The Audio response is something that is rarely talked about amongst XP Deus users, do people really understand it ? or is it simply an un important feature ?
During my 1 to 1 Deus training sessions I always emphasize the importance of the Audio Response, time is taken to demonstrate it’s true function as this can be an important step to understanding the Deus.
OK so what’s the deal with the Audio response
Audio response hides behind many names depending on what machine you have used in the past, Modulation, Signal Gain, Signal Boost, Volume Gain, some manufacturers even call it Sensitivity…This is when the machine has a fixed sensitivity and the Audio Response is used to control the ground and signal noise, quite often you hear people say they can get a deep target on zero sensitivity, this is in fact zero Audio Response. This just goes to show what an important feature Audio Response is.

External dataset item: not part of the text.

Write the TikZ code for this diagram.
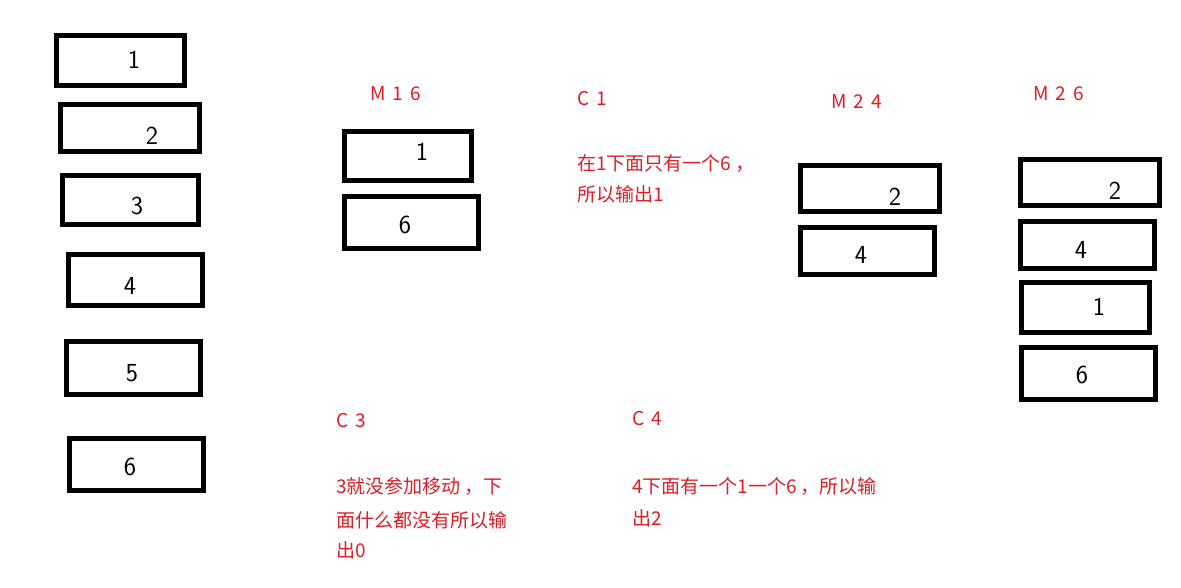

What does Audio Response actually do ?
In simple terms it can add another dimension to your target signal, it is an adjustable signal amplification based on target depth and size, in other words when adjusted correctly it allows the size and depth of the target to dictate the volume of the response.
The XP Deus version 3x has 8 audio response levels 0 – 7, a setting of 0 will give the best perception of target depth and size, small or deep targets will sound very faint, shallow or big targets will sound much louder, so in a nutshell audio response has added the perception of audio depth…or colour to the signal.
If you run a high audio response and you are searching a busy site the flat audio sounds will soon mentally drain you.
What are the advantages of using a low audio response setting ?
I can’t emphasize enough what an important part of the Deus this feature is.
Firstly it can suppress a lot of chatter and ground noise.
There is no depth loss by using lower numbers, you will get a much better idea whether to dig or not to dig a suspicious target based on the signal intensity and the audio information gathered.
The more Audio Information the better !
“In the field” Audio Response 3
Let’s assume you have passed the coil over a target with an audio response setting of 3, the target sounds very faint and broken, this is still very worthy of an investigation because it may be :
A: Faint because it’s deep or small
B: Broken because the ground has started to consume the target……AUDIO INFORMATION !
If the same target with the same audio response settings was Loud and broken, this would most likely be iron….Quiet and broken possibly GOOD, Loud and broken most likely BAD.
“In the field” Audio Response 7
Now let’s assume you passed the coil over the same target with an audio response of 7 (all targets now have the same audio intensity)…The same target will be loud and broken and in most cases dismissed as Iron, You would have lost all the important audio information by using a high audio response.
NO AUDIO INFORMATION will lead to less finds!
Searching deep pasture
Imagine you are searching un disturbed land, you are convinced the older targets have sunk deeper into the ground compared to modern targets which are shallow, using a low audio response can help you “Cherry Pick” the deeper targets by the softer audio sounds, giving you the option to perhaps ignore the louder shallow/modern targets. I have used this method on several occasions when searching modern parks.
What are the advantages of using high Audio Response numbers ?
In my opinion far less than using a low to medium settings.
As mentioned earlier high settings give the same audio intensity no matter what size or depth the target is. Some people may gain advantages such as “all metal” relic hunters, detectorists who are hard of hearing, also those who search in noisy environments.
I’m sure there are other scenario’s from around the world that I have overlooked, but for me it has to be level 3 for most of my searching.
Remember a lower audio response will not compromise the detectors depth, it simply softens the deeper or smaller signals.